It may not be the comprehensive answer you are looking for, but it's very common for larger companies to offsource the majority of their infrastructure gruntwork, including the handling and building of plain IP blocklists in response to perceived attacks.
If you look for IP reputation, you'll find that there are lots of companies offering such a service, and they are very attractive for larger companies, as they can show that they spend the money on these subscriptions for an unavoidable purpose.
One well known, easy to find company states:
An IP address earns a negative reputation when (OURCOMPANY) detects suspicious activity, such as spam or viruses originating from that address.
Now it is easy to conceive there does not need to be anyone involved in any malicious activities. It's just their machine may be compromised and actually try to scan open relays or probe for exploits on other hosts without even their owner's realising it.
So yes, you can be sure there's a noticeable proportion of traffic originating from Tor exit points that can be considered malicious.
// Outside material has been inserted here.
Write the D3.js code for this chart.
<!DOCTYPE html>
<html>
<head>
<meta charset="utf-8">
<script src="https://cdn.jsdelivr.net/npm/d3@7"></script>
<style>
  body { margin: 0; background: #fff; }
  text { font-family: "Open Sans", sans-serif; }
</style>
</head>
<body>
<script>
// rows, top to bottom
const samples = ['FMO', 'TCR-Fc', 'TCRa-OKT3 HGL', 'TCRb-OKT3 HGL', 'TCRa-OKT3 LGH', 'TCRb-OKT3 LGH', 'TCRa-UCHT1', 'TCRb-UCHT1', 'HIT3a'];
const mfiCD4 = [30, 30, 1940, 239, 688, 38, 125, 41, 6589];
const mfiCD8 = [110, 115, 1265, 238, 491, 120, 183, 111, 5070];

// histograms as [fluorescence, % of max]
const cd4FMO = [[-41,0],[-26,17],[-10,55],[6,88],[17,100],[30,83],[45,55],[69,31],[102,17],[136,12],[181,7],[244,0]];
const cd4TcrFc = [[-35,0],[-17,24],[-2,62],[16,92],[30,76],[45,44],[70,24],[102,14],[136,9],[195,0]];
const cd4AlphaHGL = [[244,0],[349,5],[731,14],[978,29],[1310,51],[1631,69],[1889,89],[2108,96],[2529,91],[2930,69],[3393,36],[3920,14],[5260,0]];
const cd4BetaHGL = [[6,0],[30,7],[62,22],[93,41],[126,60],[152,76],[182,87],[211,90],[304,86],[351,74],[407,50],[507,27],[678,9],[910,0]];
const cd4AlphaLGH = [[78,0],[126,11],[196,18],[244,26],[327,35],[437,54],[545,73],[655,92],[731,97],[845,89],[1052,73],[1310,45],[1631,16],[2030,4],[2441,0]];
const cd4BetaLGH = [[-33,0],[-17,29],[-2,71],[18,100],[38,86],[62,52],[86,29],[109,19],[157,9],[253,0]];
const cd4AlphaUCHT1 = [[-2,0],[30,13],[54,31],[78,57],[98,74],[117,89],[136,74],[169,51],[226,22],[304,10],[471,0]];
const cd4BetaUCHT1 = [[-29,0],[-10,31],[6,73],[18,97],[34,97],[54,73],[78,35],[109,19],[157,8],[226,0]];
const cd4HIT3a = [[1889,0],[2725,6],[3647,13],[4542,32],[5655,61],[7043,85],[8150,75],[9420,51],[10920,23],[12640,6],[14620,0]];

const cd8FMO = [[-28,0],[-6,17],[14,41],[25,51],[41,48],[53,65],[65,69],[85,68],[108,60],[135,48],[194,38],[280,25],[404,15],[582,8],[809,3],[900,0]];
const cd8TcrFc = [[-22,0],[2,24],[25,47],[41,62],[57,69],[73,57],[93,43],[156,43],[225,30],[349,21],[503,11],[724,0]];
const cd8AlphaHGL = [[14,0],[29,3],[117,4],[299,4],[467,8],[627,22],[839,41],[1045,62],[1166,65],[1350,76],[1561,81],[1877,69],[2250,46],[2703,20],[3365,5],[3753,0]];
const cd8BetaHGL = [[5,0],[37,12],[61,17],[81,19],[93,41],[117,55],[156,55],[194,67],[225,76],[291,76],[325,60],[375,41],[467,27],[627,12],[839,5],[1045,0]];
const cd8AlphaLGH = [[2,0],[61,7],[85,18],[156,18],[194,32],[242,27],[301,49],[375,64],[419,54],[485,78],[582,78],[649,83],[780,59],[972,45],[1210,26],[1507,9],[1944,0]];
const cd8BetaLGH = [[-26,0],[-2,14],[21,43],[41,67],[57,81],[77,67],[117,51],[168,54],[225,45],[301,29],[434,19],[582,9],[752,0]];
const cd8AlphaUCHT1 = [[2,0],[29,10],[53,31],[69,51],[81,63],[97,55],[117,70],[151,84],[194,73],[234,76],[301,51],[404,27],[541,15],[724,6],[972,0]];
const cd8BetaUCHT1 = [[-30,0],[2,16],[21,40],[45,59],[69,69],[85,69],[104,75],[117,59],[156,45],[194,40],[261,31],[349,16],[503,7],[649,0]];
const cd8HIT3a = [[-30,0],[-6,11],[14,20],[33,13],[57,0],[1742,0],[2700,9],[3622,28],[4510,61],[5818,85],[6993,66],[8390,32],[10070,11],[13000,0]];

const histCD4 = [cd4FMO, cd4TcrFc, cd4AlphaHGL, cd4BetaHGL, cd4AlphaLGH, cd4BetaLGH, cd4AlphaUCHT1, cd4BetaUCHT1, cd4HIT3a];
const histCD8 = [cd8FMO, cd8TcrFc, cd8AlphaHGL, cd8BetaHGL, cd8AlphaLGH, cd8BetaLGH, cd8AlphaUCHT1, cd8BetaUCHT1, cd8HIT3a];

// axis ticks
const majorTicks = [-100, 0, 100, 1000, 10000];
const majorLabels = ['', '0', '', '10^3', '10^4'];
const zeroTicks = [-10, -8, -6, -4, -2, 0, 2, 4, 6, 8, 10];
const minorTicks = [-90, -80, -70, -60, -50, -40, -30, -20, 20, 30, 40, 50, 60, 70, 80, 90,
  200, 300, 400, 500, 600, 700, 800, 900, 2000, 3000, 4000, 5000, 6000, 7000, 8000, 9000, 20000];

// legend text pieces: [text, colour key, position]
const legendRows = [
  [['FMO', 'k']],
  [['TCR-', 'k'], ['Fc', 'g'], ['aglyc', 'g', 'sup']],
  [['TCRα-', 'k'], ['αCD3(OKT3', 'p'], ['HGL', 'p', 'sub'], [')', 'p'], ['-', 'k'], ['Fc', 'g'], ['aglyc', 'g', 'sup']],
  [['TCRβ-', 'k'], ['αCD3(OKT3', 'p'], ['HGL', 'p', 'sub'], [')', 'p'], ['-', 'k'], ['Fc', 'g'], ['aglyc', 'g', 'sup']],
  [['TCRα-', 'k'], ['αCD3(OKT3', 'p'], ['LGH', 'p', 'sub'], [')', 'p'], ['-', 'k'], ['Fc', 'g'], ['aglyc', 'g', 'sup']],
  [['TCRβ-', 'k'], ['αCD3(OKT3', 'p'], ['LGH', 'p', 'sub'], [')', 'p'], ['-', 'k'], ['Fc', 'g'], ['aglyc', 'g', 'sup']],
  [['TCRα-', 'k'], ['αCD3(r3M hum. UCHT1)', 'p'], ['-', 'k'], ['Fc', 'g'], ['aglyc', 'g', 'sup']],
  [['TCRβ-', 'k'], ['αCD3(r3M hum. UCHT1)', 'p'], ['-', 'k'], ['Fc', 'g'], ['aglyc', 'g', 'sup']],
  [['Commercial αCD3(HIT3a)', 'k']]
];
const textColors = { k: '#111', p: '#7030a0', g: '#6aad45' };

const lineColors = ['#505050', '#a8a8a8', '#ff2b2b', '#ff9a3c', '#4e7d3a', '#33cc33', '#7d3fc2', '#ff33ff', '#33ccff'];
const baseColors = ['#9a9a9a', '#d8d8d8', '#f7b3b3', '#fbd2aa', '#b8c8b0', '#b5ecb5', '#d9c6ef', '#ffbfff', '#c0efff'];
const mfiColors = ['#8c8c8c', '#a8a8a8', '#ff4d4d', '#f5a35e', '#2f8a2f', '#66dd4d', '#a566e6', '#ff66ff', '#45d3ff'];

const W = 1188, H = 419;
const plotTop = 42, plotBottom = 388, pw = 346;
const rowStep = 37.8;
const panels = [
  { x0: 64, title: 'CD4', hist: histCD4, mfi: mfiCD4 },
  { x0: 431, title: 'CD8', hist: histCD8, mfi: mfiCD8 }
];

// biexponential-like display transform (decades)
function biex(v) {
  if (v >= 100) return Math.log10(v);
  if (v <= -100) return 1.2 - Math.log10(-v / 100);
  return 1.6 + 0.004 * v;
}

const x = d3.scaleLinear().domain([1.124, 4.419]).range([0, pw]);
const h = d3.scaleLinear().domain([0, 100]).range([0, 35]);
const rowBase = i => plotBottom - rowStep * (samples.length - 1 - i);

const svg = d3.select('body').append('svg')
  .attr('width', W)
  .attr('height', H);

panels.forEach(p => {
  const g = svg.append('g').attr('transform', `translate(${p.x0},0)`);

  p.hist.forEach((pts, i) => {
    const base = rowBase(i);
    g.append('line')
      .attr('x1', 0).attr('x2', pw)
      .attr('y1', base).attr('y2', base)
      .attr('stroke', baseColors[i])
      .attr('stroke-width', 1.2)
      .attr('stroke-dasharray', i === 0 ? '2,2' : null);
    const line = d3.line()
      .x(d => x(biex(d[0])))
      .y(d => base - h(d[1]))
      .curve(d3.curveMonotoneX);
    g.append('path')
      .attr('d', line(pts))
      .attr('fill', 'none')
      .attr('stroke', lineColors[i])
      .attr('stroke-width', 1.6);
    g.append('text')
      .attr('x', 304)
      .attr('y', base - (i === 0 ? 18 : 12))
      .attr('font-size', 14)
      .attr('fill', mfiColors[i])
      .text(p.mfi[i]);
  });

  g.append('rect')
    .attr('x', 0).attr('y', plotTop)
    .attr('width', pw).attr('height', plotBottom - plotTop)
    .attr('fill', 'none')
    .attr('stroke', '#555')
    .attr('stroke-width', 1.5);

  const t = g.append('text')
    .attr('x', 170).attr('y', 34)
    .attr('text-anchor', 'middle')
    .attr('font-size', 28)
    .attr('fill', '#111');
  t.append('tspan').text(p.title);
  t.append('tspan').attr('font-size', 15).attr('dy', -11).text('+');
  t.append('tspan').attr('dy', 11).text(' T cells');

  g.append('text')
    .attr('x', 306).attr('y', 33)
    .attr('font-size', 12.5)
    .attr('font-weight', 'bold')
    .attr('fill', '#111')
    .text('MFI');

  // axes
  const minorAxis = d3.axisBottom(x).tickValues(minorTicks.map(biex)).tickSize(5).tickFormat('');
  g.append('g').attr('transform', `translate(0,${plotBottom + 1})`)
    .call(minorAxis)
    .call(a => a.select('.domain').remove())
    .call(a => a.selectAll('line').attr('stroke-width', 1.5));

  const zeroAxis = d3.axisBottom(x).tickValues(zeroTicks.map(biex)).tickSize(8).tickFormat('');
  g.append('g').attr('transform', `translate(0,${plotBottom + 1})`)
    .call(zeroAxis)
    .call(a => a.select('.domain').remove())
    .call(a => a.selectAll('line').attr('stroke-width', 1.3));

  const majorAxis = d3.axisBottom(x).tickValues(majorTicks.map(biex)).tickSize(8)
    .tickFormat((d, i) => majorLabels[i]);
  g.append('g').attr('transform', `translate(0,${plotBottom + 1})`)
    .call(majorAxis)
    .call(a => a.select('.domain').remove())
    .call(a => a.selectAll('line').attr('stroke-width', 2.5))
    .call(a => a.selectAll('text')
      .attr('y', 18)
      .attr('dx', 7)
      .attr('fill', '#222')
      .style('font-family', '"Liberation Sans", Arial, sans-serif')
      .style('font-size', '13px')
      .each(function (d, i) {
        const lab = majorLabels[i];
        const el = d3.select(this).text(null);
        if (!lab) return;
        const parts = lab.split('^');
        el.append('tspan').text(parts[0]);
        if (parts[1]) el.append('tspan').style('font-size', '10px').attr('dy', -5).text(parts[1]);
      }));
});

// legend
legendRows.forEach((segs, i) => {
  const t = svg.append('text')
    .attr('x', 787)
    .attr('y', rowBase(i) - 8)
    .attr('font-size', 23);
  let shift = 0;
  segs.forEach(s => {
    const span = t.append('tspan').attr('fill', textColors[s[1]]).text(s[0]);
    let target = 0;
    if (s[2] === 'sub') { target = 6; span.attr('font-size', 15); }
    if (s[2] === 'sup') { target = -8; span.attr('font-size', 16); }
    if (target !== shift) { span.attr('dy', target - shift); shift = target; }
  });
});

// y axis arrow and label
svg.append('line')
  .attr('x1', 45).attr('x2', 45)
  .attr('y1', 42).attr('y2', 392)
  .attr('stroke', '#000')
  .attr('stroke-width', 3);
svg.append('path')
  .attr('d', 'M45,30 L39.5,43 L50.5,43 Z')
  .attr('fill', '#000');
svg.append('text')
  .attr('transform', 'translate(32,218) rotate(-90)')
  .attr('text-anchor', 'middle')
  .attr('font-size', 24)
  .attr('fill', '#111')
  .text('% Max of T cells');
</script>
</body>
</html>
Considering this, it cannot be a problem that any tor user can avoid by tweaking settings.
From this point on, it's not a technical, but a political problem - how much risk can we ask from companies to take when accepting traffic from the IP addresses we share with potential attackers?
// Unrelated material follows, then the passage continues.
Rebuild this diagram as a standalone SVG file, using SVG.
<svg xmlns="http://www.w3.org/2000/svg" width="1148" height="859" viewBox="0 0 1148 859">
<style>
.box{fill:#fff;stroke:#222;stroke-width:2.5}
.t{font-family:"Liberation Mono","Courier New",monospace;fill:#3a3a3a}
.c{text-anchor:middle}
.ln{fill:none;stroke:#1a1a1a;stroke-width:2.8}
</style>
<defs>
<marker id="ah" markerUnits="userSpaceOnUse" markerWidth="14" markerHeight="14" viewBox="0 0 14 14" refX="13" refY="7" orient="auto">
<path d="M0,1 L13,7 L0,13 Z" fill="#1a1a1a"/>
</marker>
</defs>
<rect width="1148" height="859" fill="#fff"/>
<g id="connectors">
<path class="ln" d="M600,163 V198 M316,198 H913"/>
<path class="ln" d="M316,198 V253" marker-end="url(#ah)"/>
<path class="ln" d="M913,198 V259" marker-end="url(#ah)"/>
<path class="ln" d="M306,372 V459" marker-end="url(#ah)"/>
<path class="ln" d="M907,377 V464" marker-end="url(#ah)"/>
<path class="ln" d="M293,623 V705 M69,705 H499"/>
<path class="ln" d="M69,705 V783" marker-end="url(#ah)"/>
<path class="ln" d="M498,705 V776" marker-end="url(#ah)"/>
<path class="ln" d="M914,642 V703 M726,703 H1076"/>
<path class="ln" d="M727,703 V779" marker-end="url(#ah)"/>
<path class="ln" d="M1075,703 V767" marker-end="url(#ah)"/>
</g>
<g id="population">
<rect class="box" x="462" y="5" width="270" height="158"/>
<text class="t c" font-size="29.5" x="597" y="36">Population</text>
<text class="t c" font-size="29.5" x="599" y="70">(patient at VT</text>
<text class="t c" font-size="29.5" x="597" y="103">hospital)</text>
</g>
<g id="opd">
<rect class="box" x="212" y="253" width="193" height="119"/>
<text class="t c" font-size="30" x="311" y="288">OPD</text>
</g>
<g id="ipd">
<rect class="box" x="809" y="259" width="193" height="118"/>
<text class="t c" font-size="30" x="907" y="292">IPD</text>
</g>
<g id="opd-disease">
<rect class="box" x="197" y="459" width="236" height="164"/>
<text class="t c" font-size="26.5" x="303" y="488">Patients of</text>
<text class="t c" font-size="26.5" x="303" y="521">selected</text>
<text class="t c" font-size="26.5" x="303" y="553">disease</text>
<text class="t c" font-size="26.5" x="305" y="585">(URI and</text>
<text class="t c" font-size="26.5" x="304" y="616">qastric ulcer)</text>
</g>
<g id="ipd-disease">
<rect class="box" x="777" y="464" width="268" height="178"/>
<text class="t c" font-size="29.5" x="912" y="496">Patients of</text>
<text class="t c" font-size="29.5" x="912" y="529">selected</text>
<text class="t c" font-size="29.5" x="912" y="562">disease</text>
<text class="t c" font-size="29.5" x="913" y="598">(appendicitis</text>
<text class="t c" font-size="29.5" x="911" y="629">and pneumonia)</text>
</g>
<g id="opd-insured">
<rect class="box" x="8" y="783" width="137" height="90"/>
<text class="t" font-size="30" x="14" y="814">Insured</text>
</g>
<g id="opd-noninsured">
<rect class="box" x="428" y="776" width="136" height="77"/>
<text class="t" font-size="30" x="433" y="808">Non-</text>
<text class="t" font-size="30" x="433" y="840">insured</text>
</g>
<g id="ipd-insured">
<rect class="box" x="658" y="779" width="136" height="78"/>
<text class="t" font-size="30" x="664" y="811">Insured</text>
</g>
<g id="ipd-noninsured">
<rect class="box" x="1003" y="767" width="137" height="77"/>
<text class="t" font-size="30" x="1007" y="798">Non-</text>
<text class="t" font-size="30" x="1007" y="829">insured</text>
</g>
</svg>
And then it's getting very mushy - some people are offended by open relay checks against their not relaying SMTP server, and consider this an attack - whereas in reality, it might be 1kB traffic wasted - in a day with potentially gigabytes of traffic on an XXMbit/s link. Who knows where to draw the line?
I'm not even sure we can convince any of those larger companies to make exceptions for TOR endpoints, as they have legitimate reasons (avoiding country based blocklists), that are against the policies, and wishes(!) of those very companies.